- **MATERIAL**:
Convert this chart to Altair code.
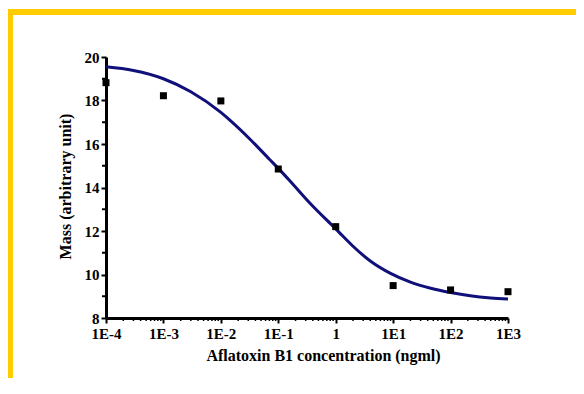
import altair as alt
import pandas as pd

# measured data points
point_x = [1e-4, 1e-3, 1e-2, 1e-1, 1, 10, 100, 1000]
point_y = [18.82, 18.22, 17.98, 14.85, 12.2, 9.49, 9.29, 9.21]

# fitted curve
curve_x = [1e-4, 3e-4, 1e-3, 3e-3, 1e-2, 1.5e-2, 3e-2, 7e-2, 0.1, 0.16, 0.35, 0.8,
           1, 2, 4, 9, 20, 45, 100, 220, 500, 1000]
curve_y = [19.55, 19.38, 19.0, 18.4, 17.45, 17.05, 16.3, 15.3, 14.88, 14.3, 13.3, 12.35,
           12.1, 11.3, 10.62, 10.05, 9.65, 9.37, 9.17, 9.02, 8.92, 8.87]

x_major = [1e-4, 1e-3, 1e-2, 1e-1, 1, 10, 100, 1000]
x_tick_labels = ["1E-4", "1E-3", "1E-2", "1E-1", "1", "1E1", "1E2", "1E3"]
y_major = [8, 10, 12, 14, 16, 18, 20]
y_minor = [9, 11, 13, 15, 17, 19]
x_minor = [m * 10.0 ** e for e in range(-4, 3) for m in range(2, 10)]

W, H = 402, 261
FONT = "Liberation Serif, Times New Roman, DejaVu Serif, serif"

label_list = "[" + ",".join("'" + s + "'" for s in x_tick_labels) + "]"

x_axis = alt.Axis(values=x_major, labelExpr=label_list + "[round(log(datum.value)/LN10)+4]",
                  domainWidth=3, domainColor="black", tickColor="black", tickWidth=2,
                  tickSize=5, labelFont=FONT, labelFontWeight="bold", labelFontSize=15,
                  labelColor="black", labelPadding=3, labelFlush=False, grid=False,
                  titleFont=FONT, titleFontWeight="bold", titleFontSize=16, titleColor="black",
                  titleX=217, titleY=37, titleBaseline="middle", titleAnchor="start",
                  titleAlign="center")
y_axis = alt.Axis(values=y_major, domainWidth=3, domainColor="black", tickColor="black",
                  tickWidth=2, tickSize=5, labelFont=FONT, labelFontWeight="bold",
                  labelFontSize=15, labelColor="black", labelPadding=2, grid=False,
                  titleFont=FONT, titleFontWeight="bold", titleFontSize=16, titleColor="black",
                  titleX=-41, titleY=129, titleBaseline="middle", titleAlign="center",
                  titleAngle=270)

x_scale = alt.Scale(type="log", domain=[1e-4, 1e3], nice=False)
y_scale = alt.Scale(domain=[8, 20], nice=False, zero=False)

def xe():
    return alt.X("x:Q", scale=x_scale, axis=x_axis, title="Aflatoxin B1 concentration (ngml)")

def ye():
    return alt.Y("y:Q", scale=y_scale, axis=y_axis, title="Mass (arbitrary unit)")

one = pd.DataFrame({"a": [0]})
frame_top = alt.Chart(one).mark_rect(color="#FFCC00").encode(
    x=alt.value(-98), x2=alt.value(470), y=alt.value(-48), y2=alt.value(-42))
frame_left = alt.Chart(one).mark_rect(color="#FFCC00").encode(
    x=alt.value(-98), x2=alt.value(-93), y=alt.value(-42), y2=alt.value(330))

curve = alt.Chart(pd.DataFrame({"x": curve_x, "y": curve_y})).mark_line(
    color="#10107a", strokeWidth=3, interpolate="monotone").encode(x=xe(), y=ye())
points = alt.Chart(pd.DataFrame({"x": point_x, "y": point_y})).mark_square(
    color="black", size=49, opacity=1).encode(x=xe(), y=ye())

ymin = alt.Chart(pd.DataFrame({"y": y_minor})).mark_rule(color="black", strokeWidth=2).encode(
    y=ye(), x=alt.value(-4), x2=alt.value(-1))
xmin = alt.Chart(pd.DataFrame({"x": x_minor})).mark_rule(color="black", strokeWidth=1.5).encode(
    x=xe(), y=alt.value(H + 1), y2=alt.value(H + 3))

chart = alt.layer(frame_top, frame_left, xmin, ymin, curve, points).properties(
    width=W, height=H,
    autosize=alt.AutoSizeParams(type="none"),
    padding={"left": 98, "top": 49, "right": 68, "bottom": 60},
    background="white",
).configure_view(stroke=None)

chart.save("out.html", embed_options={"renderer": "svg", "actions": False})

- **REQUEST**:
Quote all the lines above exactly as given. Do not include the pictures.

- **SOLUTION FOR THIS EXERCISE**:
Convert this chart to Altair code.
import altair as alt
import pandas as pd

# measured data points
point_x = [1e-4, 1e-3, 1e-2, 1e-1, 1, 10, 100, 1000]
point_y = [18.82, 18.22, 17.98, 14.85, 12.2, 9.49, 9.29, 9.21]

# fitted curve
curve_x = [1e-4, 3e-4, 1e-3, 3e-3, 1e-2, 1.5e-2, 3e-2, 7e-2, 0.1, 0.16, 0.35, 0.8,
           1, 2, 4, 9, 20, 45, 100, 220, 500, 1000]
curve_y = [19.55, 19.38, 19.0, 18.4, 17.45, 17.05, 16.3, 15.3, 14.88, 14.3, 13.3, 12.35,
           12.1, 11.3, 10.62, 10.05, 9.65, 9.37, 9.17, 9.02, 8.92, 8.87]

x_major = [1e-4, 1e-3, 1e-2, 1e-1, 1, 10, 100, 1000]
x_tick_labels = ["1E-4", "1E-3", "1E-2", "1E-1", "1", "1E1", "1E2", "1E3"]
y_major = [8, 10, 12, 14, 16, 18, 20]
y_minor = [9, 11, 13, 15, 17, 19]
x_minor = [m * 10.0 ** e for e in range(-4, 3) for m in range(2, 10)]

W, H = 402, 261
FONT = "Liberation Serif, Times New Roman, DejaVu Serif, serif"

label_list = "[" + ",".join("'" + s + "'" for s in x_tick_labels) + "]"

x_axis = alt.Axis(values=x_major, labelExpr=label_list + "[round(log(datum.value)/LN10)+4]",
                  domainWidth=3, domainColor="black", tickColor="black", tickWidth=2,
                  tickSize=5, labelFont=FONT, labelFontWeight="bold", labelFontSize=15,
                  labelColor="black", labelPadding=3, labelFlush=False, grid=False,
                  titleFont=FONT, titleFontWeight="bold", titleFontSize=16, titleColor="black",
                  titleX=217, titleY=37, titleBaseline="middle", titleAnchor="start",
                  titleAlign="center")
y_axis = alt.Axis(values=y_major, domainWidth=3, domainColor="black", tickColor="black",
                  tickWidth=2, tickSize=5, labelFont=FONT, labelFontWeight="bold",
                  labelFontSize=15, labelColor="black", labelPadding=2, grid=False,
                  titleFont=FONT, titleFontWeight="bold", titleFontSize=16, titleColor="black",
                  titleX=-41, titleY=129, titleBaseline="middle", titleAlign="center",
                  titleAngle=270)

x_scale = alt.Scale(type="log", domain=[1e-4, 1e3], nice=False)
y_scale = alt.Scale(domain=[8, 20], nice=False, zero=False)

def xe():
    return alt.X("x:Q", scale=x_scale, axis=x_axis, title="Aflatoxin B1 concentration (ngml)")

def ye():
    return alt.Y("y:Q", scale=y_scale, axis=y_axis, title="Mass (arbitrary unit)")

one = pd.DataFrame({"a": [0]})
frame_top = alt.Chart(one).mark_rect(color="#FFCC00").encode(
    x=alt.value(-98), x2=alt.value(470), y=alt.value(-48), y2=alt.value(-42))
frame_left = alt.Chart(one).mark_rect(color="#FFCC00").encode(
    x=alt.value(-98), x2=alt.value(-93), y=alt.value(-42), y2=alt.value(330))

curve = alt.Chart(pd.DataFrame({"x": curve_x, "y": curve_y})).mark_line(
    color="#10107a", strokeWidth=3, interpolate="monotone").encode(x=xe(), y=ye())
points = alt.Chart(pd.DataFrame({"x": point_x, "y": point_y})).mark_square(
    color="black", size=49, opacity=1).encode(x=xe(), y=ye())

ymin = alt.Chart(pd.DataFrame({"y": y_minor})).mark_rule(color="black", strokeWidth=2).encode(
    y=ye(), x=alt.value(-4), x2=alt.value(-1))
xmin = alt.Chart(pd.DataFrame({"x": x_minor})).mark_rule(color="black", strokeWidth=1.5).encode(
    x=xe(), y=alt.value(H + 1), y2=alt.value(H + 3))

chart = alt.layer(frame_top, frame_left, xmin, ymin, curve, points).properties(
    width=W, height=H,
    autosize=alt.AutoSizeParams(type="none"),
    padding={"left": 98, "top": 49, "right": 68, "bottom": 60},
    background="white",
).configure_view(stroke=None)

chart.save("out.html", embed_options={"renderer": "svg", "actions": False})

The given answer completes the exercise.